Церковь и государство в средние века, страница 6

Именно это имел в виду папа, когда, отвечая на обвинение со стороны Филиппа II[9] касающееся его вмешательства в спор с королем Иоанном[10], он писал, что не является судьей от мыта, но от грехов. Иными словами, вмешивается в политический спор, ибо это угрожает моральному порядку, а он, по Божьему установлению, является его стражем. Подобная дифференциация не содержит в себе никаких серьезных ограничений папского plenitudopotestatis[11], поскольку в соответствие со средневековыми понятиями королевская должность по существу была служением по своей природе моральным. Король, как и священник, осуществлял свое служение в том же самом христианском сообществе, хотя его положение было по существу ниже и ограничено мирскими делами. Власть светская была в этой связке только отблеском духовной. «Как луна берет свой свет от солнца, которому уступает как по величине, так и по ясности, положением и результативностью, так и королевская власть черпает честь своего достоинства от власти папы»[12]. В ином месте Иннокентий III пишет: «Каждый из князей и королей имеет свою отдельную провинцию или королевство, в то время как Петр над всеми как по объему, так и по полноте своей власти, ибо он – викарий Того, кому принадлежит земля и наполнение ее»[13]. Или: «Христос оставил власти Петра не только вселенскую Церковь, но весь мир»[14].

Эти папские претензии, кажется, переходят границы между сферой духовной и светской и претендуют на верховенство над всем, всеохватывающее, теократическое в собственном значении этого слова. Тем не менее, эти претензии уже implicite содержатся в известном видении св. Бернардом двух мечей, каждый из которых законно принадлежит Петру; хотя пользование мечем материальным передано государству, однако под руководством Церкви - ad nutumsacerdotis[15]. Это имеет тем  большее значение, что св. Бернард[16] не был вообще «куриалистом» в позднейшем смысле этого понятия. Он болезненно  осознавал светскость и коррупцию Церкви, искушения амбиций и корыстолюбия сопутствовавших росту могущества курии. И, однако, несмотря на весь открытый критицизм, не было более горячего сторонника универсальных претензий папства, чем св. Бернард. Антипапские полемисты иногда цитируют извлечения из DeConsideratione, где он писал папе, чтобы он считал себя одним из епископов, а не их господином, а Святой Престол матерью, а не госпожой Церкви. Однако, именно этот отрывок взятый целиком может быть наиболее полным из когда-либо написанного выражением идеала верховенства власти духовной. «Папа, – читаем мы в нем, – должен быть «молотом тиранов, отцом королей (…) ключником прав и канонов (…) светом мира, Викарием Христа, Христом Бога, и, наконец, Богом Фараона. Пойми, о чем я говорю. Когда власть и слабость идут рука об руку, должны мы потребовать для себя нечто большее, чем то, что человеческое. Позволь, пусть твой лик будет обращен к тем, что творят зло. Позволь, чтобы тот, кто не боится человека, не дрожит перед мечем, боялся дыхания твоего гнева. Пусть думает, что тот, кто вызвал твой гнев, вызвал не гнев человека, но Бога»[17].

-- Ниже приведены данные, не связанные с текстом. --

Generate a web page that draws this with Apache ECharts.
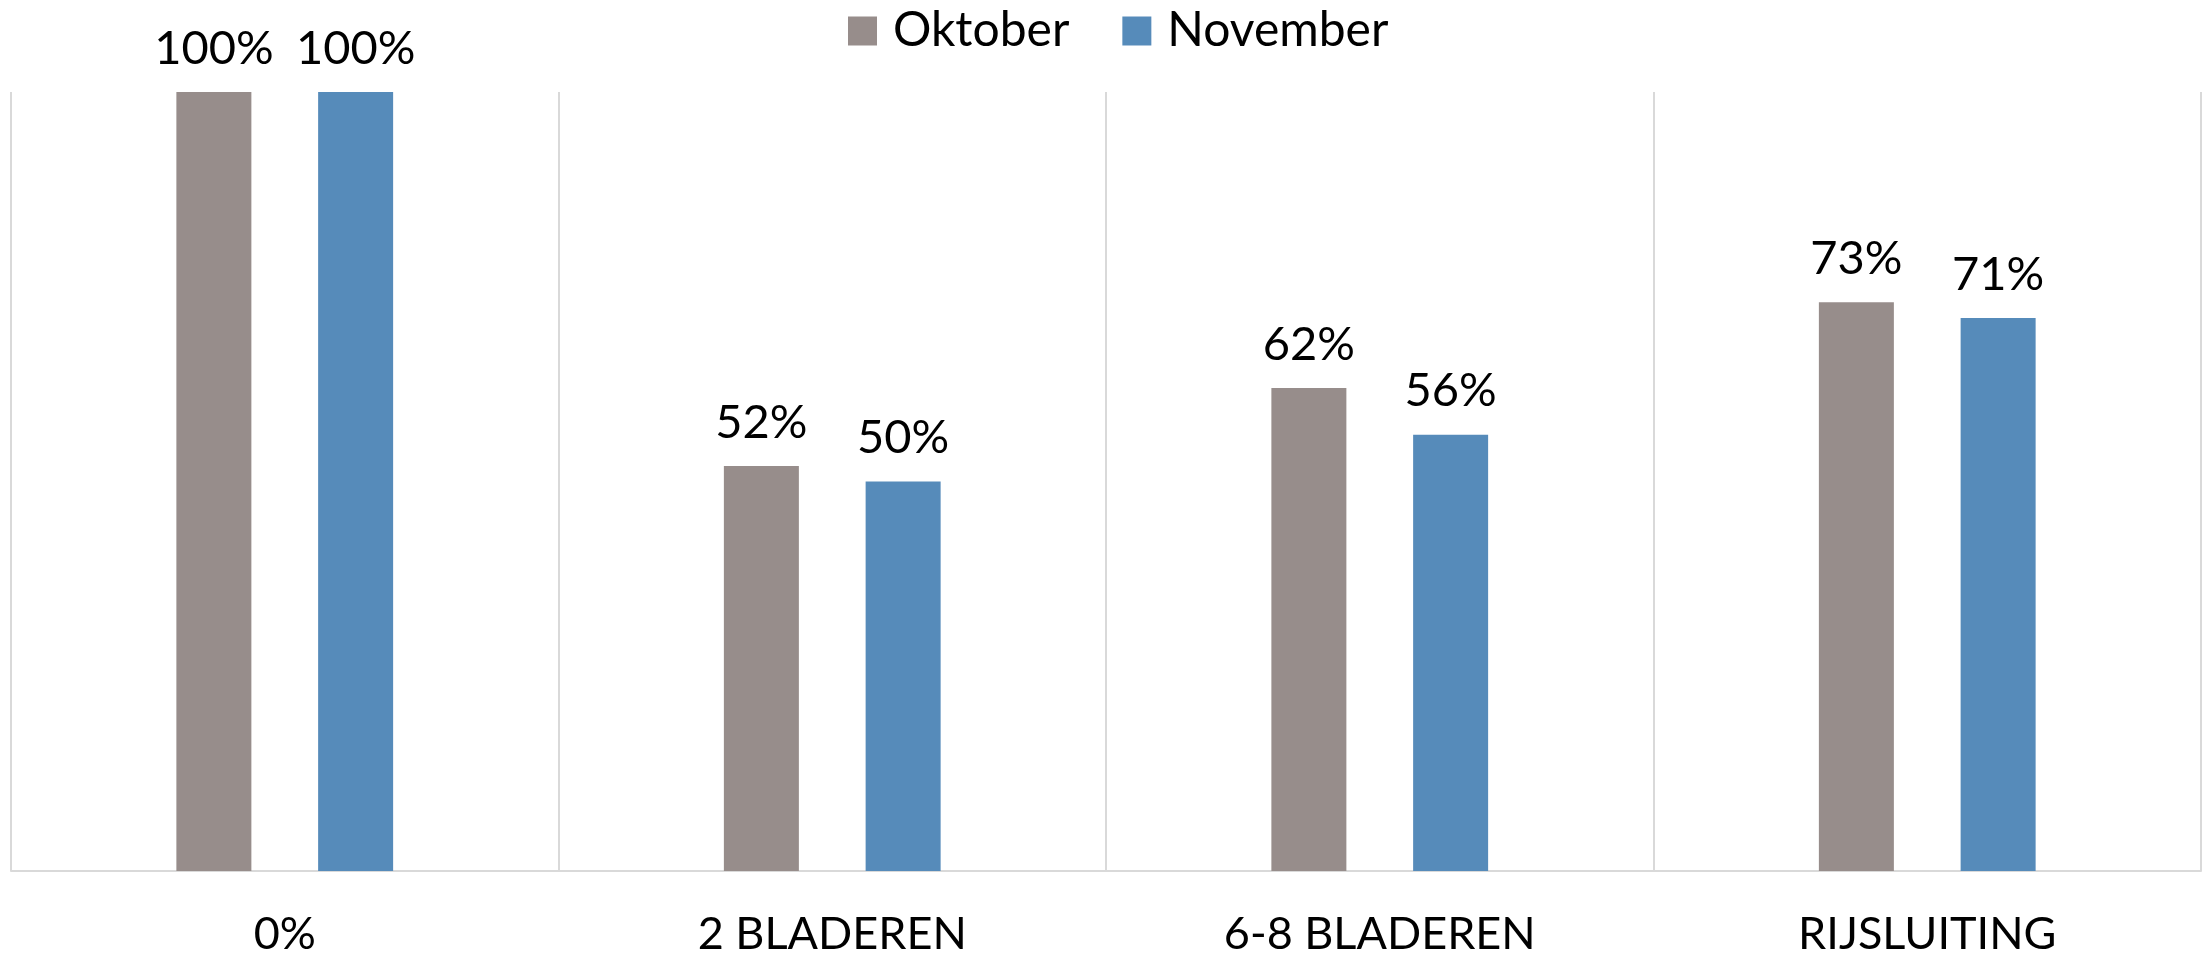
<!DOCTYPE html>
<html>
<head>
<meta charset="utf-8">
<script src="https://cdn.jsdelivr.net/npm/echarts@6/dist/echarts.min.js"></script>
<style>
html,body{margin:0;padding:0;background:#fff;}
#chart{width:2208px;height:957px;}
</style>
</head>
<body>
<div id="chart"></div>
<script>
const categories = ['0%', '2 BLADEREN', '6-8 BLADEREN', 'RIJSLUITING'];
const oktober = [100, 52, 62, 73];
const november = [100, 50, 56, 71];
const seriesNames = ['Oktober', 'November'];

const FONT = 'Lato, "Open Sans", sans-serif';
const chart = echarts.init(document.getElementById('chart'));
const labelCfg = {
  show: true,
  position: 'top',
  distance: 20,
  formatter: p => p.value + '%',
  color: '#000',
  fontFamily: FONT,
  fontSize: 47
};
chart.setOption({
  animation: false,
  backgroundColor: '#fff',
  legend: {
    top: 2,
    left: 843,
    itemWidth: 29,
    itemHeight: 29,
    itemGap: 53,
    icon: 'rect',
    textStyle: { color: '#000', fontFamily: FONT, fontSize: 48, padding: [0, 0, 0, 11] },
    data: seriesNames
  },
  grid: { left: 11, right: 7, top: 92, bottom: 80, containLabel: false },
  xAxis: {
    type: 'category',
    data: categories,
    axisLine: { show: true, lineStyle: { color: '#d9d9d9', width: 2 } },
    axisTick: { show: false },
    splitLine: { show: true, lineStyle: { color: '#d9d9d9', width: 2 } },
    axisLabel: { color: '#000', fontFamily: FONT, fontSize: 45, margin: 41, interval: 0 }
  },
  yAxis: {
    type: 'value',
    min: 0,
    max: 100,
    show: false,
    splitLine: { show: false }
  },
  series: [
    {
      name: seriesNames[0],
      type: 'bar',
      data: oktober,
      barWidth: 75,
      barGap: '89%',
      itemStyle: { color: '#978d8b' },
      label: labelCfg
    },
    {
      name: seriesNames[1],
      type: 'bar',
      data: november,
      barWidth: 75,
      barGap: '89%',
      itemStyle: { color: '#568bba' },
      label: labelCfg
    }
  ]
});
</script>
</body>
</html>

Здесь мы сталкиваемся с ясно выраженной принципиальной заботой, которая определяла основу средневекового католицизма в отношении Церкви к государству: потребность надежной власти для защиты справедливости и прав Божьих против сил насилия и беспорядка, вторгающихся в средневековую Европу. Это самое беспокойство доминирует во всей жизни Григория VII и со всей силой отражается в посланиях этого великого папы. Однако, мы не должны закрывать глаза на низкие и более материалистические концепции теократического идеала, которые оправдывают критицизм его противников. В XI веке дело папства защищал не только бескорыстный идеализм Григория VII, но в равной мере и грубый и отталкивающий фанатизм Манегольда Лаутенбахского; а в позднейший период апологеты папской plenitudopotestatis не ограничивались высокодуховной позицией св. Бернарда, но прибегали к фальшивому дарению Константина для нахождения формального, правового обоснования претензий, которые по природе своей выходят за пределы сферы политики, и требуют обоснования религиозного, если вообще такое оправдание было необходимо.